Support Questions

Find answers, ask questions, and share your expertise

3 NodeManagers started, while only 1 is live

Contributor

I installed Hadoop cluster with Ambari. it contains 1 master node and 2 slaves. DataNode and NodeManager are installed on each instance. Totally, I have 3 DataNodes and 3 NodeManagers. In Ambari UI I have noticed that all 3 DataNodes are alive, while only 1 NodeManager is alive (though all 3 are started). Please see the attached screenshot.

I tried to add this setting to Custom hdfs-site and restarted everything, but still get the same issue:

dfs.namenode.rpc-bind-host = 0.0.0.0

72616-screen-shot-2018-05-05-at-162217.png

3 REPLIES 3

Expert Contributor

@Liana Napalkova Click on hosts, and try to start the nodemanagers.

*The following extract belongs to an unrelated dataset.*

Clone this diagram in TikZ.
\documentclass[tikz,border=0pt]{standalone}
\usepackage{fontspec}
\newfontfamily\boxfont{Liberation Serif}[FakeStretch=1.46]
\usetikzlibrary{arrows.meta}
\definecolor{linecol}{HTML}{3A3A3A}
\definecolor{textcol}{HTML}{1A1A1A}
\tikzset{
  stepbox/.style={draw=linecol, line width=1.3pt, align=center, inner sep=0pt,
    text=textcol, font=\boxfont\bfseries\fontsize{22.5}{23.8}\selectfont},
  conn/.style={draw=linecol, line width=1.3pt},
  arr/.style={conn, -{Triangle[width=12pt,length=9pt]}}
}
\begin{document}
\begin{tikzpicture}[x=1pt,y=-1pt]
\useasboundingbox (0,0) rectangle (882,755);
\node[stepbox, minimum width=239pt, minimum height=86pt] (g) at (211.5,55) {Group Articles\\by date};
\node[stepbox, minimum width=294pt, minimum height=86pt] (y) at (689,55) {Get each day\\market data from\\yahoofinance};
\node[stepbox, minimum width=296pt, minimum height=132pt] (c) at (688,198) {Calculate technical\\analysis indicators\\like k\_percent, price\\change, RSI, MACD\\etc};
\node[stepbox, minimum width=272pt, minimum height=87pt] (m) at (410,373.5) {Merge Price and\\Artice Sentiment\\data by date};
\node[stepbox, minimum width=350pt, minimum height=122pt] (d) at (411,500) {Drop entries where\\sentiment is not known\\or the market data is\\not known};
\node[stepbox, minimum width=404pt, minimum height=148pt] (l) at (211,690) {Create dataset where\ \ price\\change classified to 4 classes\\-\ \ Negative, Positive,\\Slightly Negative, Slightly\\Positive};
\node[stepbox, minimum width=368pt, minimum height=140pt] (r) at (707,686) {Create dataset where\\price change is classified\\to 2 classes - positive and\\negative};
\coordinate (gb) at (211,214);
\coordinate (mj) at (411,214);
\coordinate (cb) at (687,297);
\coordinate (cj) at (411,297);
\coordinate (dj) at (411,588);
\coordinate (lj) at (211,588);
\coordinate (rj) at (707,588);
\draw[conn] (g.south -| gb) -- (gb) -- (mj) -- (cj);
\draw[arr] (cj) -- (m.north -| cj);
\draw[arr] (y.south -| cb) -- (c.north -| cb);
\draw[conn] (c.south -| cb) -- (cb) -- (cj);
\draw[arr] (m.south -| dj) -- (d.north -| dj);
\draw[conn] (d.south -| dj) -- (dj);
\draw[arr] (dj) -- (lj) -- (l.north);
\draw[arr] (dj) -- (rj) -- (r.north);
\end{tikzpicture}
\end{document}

If you can provide the output of the error message.(If there is one) that would be really helpful.

To do this, either click on the operation and click through the the output/error message. (once you click start the number of pending operations should change to 1, click on this and it will enable you to get more info.. just keep clicking through to the log.)

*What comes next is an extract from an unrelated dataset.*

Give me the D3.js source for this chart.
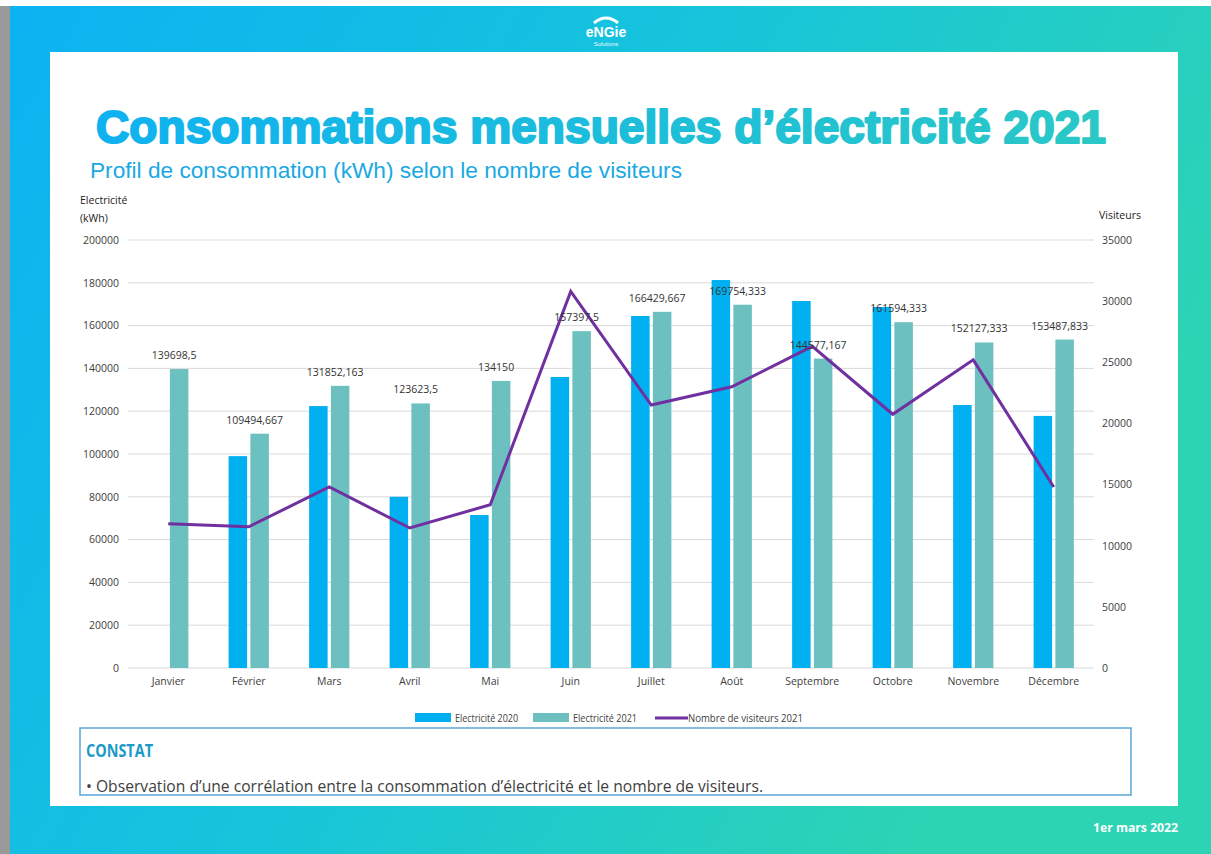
<!DOCTYPE html>
<html>
<head>
<meta charset="utf-8">
<script src="https://cdn.jsdelivr.net/npm/d3@7"></script>
<style>
  body { margin: 0; background: #fff; }
  svg { display: block; }
</style>
</head>
<body>
<script>
// data
var months = ["Janvier", "Février", "Mars", "Avril", "Mai", "Juin", "Juillet", "Août", "Septembre", "Octobre", "Novembre", "Décembre"];
var elec2020 = [null, 99000, 122400, 80000, 71500, 136000, 164500, 181300, 171500, 168700, 122900, 117800];
var elec2021 = [139698.5, 109494.667, 131852.163, 123623.5, 134150, 157397.5, 166429.667, 169754.333, 144577.167, 161594.333, 152127.333, 153487.833];
var labels2021 = ["139698,5", "109494,667", "131852,163", "123623,5", "134150", "157397,5", "166429,667", "169754,333", "144577,167", "161594,333", "152127,333", "153487,833"];
var visiteurs = [11800, 11550, 14800, 11450, 13350, 30800, 21500, 23000, 26300, 20750, 25200, 14800];
var leftTicks = [0, 20000, 40000, 60000, 80000, 100000, 120000, 140000, 160000, 180000, 200000];
var rightTicks = [0, 5000, 10000, 15000, 20000, 25000, 30000, 35000];
var series = ["Electricité 2020", "Electricité 2021", "Nombre de visiteurs 2021"];

var W = 1211, H = 854;
var blue = "#00b0f0", teal = "#6cc0bf", purple = "#7030a0";
var chartFont = "'Open Sans', sans-serif";

var svg = d3.select("body").append("svg").attr("width", W).attr("height", H);
var defs = svg.append("defs");

var bg = defs.append("linearGradient").attr("id", "bg")
  .attr("x1", "0").attr("y1", "0").attr("x2", "1").attr("y2", "0.4");
bg.append("stop").attr("offset", "0").attr("stop-color", "#0cb2f2");
bg.append("stop").attr("offset", "0.5").attr("stop-color", "#16c4dc");
bg.append("stop").attr("offset", "1").attr("stop-color", "#2dd4b3");

var tg = defs.append("linearGradient").attr("id", "titleGrad")
  .attr("x1", "0").attr("y1", "0").attr("x2", "1").attr("y2", "0");
tg.append("stop").attr("offset", "0").attr("stop-color", "#0fb2f0");
tg.append("stop").attr("offset", "1").attr("stop-color", "#2ac8c6");

// frame
svg.append("rect").attr("x", 0).attr("y", 6).attr("width", 10).attr("height", H - 6).attr("fill", "#9a9a9a");
svg.append("rect").attr("x", 10).attr("y", 6).attr("width", W - 10).attr("height", H - 6).attr("fill", "url(#bg)");
svg.append("rect").attr("x", 50).attr("y", 52).attr("width", 1128).attr("height", 754).attr("fill", "#fff");

// logo
var logo = svg.append("g").attr("transform", "translate(606,0)");
logo.append("path").attr("d", "M-12,23 Q0,13 12,23").attr("fill", "none").attr("stroke", "#fff").attr("stroke-width", 3);
logo.append("text").attr("y", 37).attr("text-anchor", "middle").attr("fill", "#fff")
  .style("font", "bold 14px 'Liberation Sans', sans-serif").text("eNGie");
logo.append("text").attr("y", 46).attr("text-anchor", "middle").attr("fill", "#e8f8ff")
  .style("font", "6px 'Liberation Sans', sans-serif").text("Solutions");

// titles
svg.append("text").attr("x", 96).attr("y", 143).attr("fill", "url(#titleGrad)")
  .attr("stroke", "url(#titleGrad)").attr("stroke-width", 2.2).attr("stroke-linejoin", "round")
  .attr("textLength", 1010).attr("lengthAdjust", "spacingAndGlyphs")
  .style("font", "bold 46px 'Liberation Sans', Arial, sans-serif")
  .text("Consommations mensuelles d’électricité 2021");
svg.append("text").attr("x", 90).attr("y", 178).attr("fill", "#19a9e2")
  .attr("textLength", 592).attr("lengthAdjust", "spacingAndGlyphs")
  .style("font", "22px 'Liberation Sans', Arial, sans-serif")
  .text("Profil de consommation (kWh) selon le nombre de visiteurs");

// scales
var x0 = d3.scaleBand().domain(months).range([128, 1094]).paddingInner(0.5).paddingOuter(0.25);
var x1 = d3.scaleBand().domain([0, 1]).range([0, x0.bandwidth()]).paddingInner(0.15);
var y = d3.scaleLinear().domain([0, 200000]).range([668, 240]);
var y2 = d3.scaleLinear().domain([0, 35000]).range([668, 240]);

// grid
svg.append("g").selectAll("line").data(leftTicks).join("line")
  .attr("x1", 128).attr("x2", 1094)
  .attr("y1", function(d) { return y(d); }).attr("y2", function(d) { return y(d); })
  .attr("stroke", "#d9d9d9").attr("stroke-width", 1);

// axes
var axL = svg.append("g").attr("transform", "translate(119,0)")
  .call(d3.axisLeft(y).tickValues(leftTicks).tickSize(0).tickPadding(0).tickFormat(d3.format("d")));
var axR = svg.append("g").attr("transform", "translate(1102,0)")
  .call(d3.axisRight(y2).tickValues(rightTicks).tickSize(0).tickPadding(0).tickFormat(d3.format("d")));
var axB = svg.append("g").attr("transform", "translate(0,676)")
  .call(d3.axisBottom(x0).tickSize(0).tickPadding(0));
[axL, axR, axB].forEach(function(a) {
  a.select(".domain").remove();
  a.selectAll("text").attr("fill", "#404040").style("font", "10.5px " + chartFont);
});
axB.selectAll("text").attr("dy", "0.9em");

svg.append("text").attr("x", 80).attr("y", 204).attr("fill", "#222").style("font", "10.5px " + chartFont).text("Electricité");
svg.append("text").attr("x", 80).attr("y", 222).attr("fill", "#222").style("font", "10.5px " + chartFont).text("(kWh)");
svg.append("text").attr("x", 1099).attr("y", 219).attr("fill", "#222").style("font", "10.5px " + chartFont).text("Visiteurs");

// bars
var groups = svg.append("g").selectAll("g").data(months).join("g")
  .attr("transform", function(d) { return "translate(" + x0(d) + ",0)"; });
groups.filter(function(d, i) { return elec2020[i] != null; }).append("rect")
  .attr("x", x1(0)).attr("width", x1.bandwidth())
  .attr("y", function(d) { return y(elec2020[months.indexOf(d)]); })
  .attr("height", function(d) { return 668 - y(elec2020[months.indexOf(d)]); })
  .attr("fill", blue);
groups.append("rect")
  .attr("x", x1(1)).attr("width", x1.bandwidth())
  .attr("y", function(d, i) { return y(elec2021[i]); })
  .attr("height", function(d, i) { return 668 - y(elec2021[i]); })
  .attr("fill", teal);

// line
var line = d3.line()
  .x(function(d, i) { return x0(months[i]) + x0.bandwidth() / 2; })
  .y(function(d) { return y2(d); });
svg.append("path").datum(visiteurs).attr("d", line)
  .attr("fill", "none").attr("stroke", purple).attr("stroke-width", 3).attr("stroke-linejoin", "miter");

// data labels
svg.append("g").selectAll("text").data(labels2021).join("text")
  .attr("x", function(d, i) { return x0(months[i]) + x1(1) + x1.bandwidth() / 2 - 5; })
  .attr("y", function(d, i) { return y(elec2021[i]) - 10; })
  .attr("text-anchor", "middle").attr("fill", "#333")
  .style("font", "10.5px " + chartFont).text(function(d) { return d; });

// legend
var leg = svg.append("g").attr("transform", "translate(0,718)");
leg.append("rect").attr("x", 415).attr("y", -5).attr("width", 36).attr("height", 9).attr("fill", blue);
leg.append("text").attr("x", 455).attr("y", 4).attr("fill", "#404040")
  .attr("textLength", 63).attr("lengthAdjust", "spacingAndGlyphs")
  .style("font", "10.5px " + chartFont).text(series[0]);
leg.append("rect").attr("x", 533).attr("y", -5).attr("width", 36).attr("height", 9).attr("fill", teal);
leg.append("text").attr("x", 573).attr("y", 4).attr("fill", "#404040")
  .attr("textLength", 64).attr("lengthAdjust", "spacingAndGlyphs")
  .style("font", "10.5px " + chartFont).text(series[1]);
leg.append("line").attr("x1", 655).attr("x2", 688).attr("y1", 0).attr("y2", 0).attr("stroke", purple).attr("stroke-width", 3);
leg.append("text").attr("x", 688).attr("y", 4).attr("fill", "#404040")
  .attr("textLength", 115).attr("lengthAdjust", "spacingAndGlyphs")
  .style("font", "10.5px " + chartFont).text(series[2]);

// constat box
svg.append("rect").attr("x", 80).attr("y", 728).attr("width", 1051).attr("height", 67)
  .attr("fill", "#fff").attr("stroke", "#5aa6d6").attr("stroke-width", 1.5);
svg.append("text").attr("x", 86).attr("y", 757).attr("fill", "#1a9ac8")
  .attr("textLength", 67).attr("lengthAdjust", "spacingAndGlyphs")
  .style("font", "bold 18px " + chartFont).text("CONSTAT");
svg.append("text").attr("x", 86).attr("y", 792).attr("fill", "#404040")
  .attr("textLength", 677).attr("lengthAdjust", "spacingAndGlyphs")
  .style("font", "16px " + chartFont)
  .text("•   Observation d’une corrélation entre la consommation d’électricité et le nombre de visiteurs.");

// date
svg.append("text").attr("x", 1178).attr("y", 832).attr("text-anchor", "end").attr("fill", "#fff")
  .attr("textLength", 85).attr("lengthAdjust", "spacingAndGlyphs")
  .style("font", "bold 13px " + chartFont).text("1er mars 2022");
</script>
</body>
</html>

If that's not clear you can alway grab the log, ssh into the server and look in the following directory /var/log/[path to log] (I dont' recall the exact path off the top of my head but all logs for hdp are in /var/log/ so you should be able to find it with a little bit of looking.)

Hope this helps.

Matt

Mentor

@Liana Napalkova

Check space utilization on the node and the disk where we are getting no report in Ambari UI and compare it to the value for

yarn.nodemanager.disk-health-checker.max-disk-utilization-per-disk-percentage 

Check the disk space it should be less than 90 the default percentage of the above parameter

# df -h 

Restart the Ambari-agents on the offending nodes, preferably kill the current pid and restart

# ambari-agent start 

Shift through the below logs to see any pointers

# /var/log/hadoop/hdfs/hadoop-hdfs-namenode-{FQDN}.out/log

Please revert

If the Nodemanager process is running in the machine. Nodemanager log should point us whats actually happening there.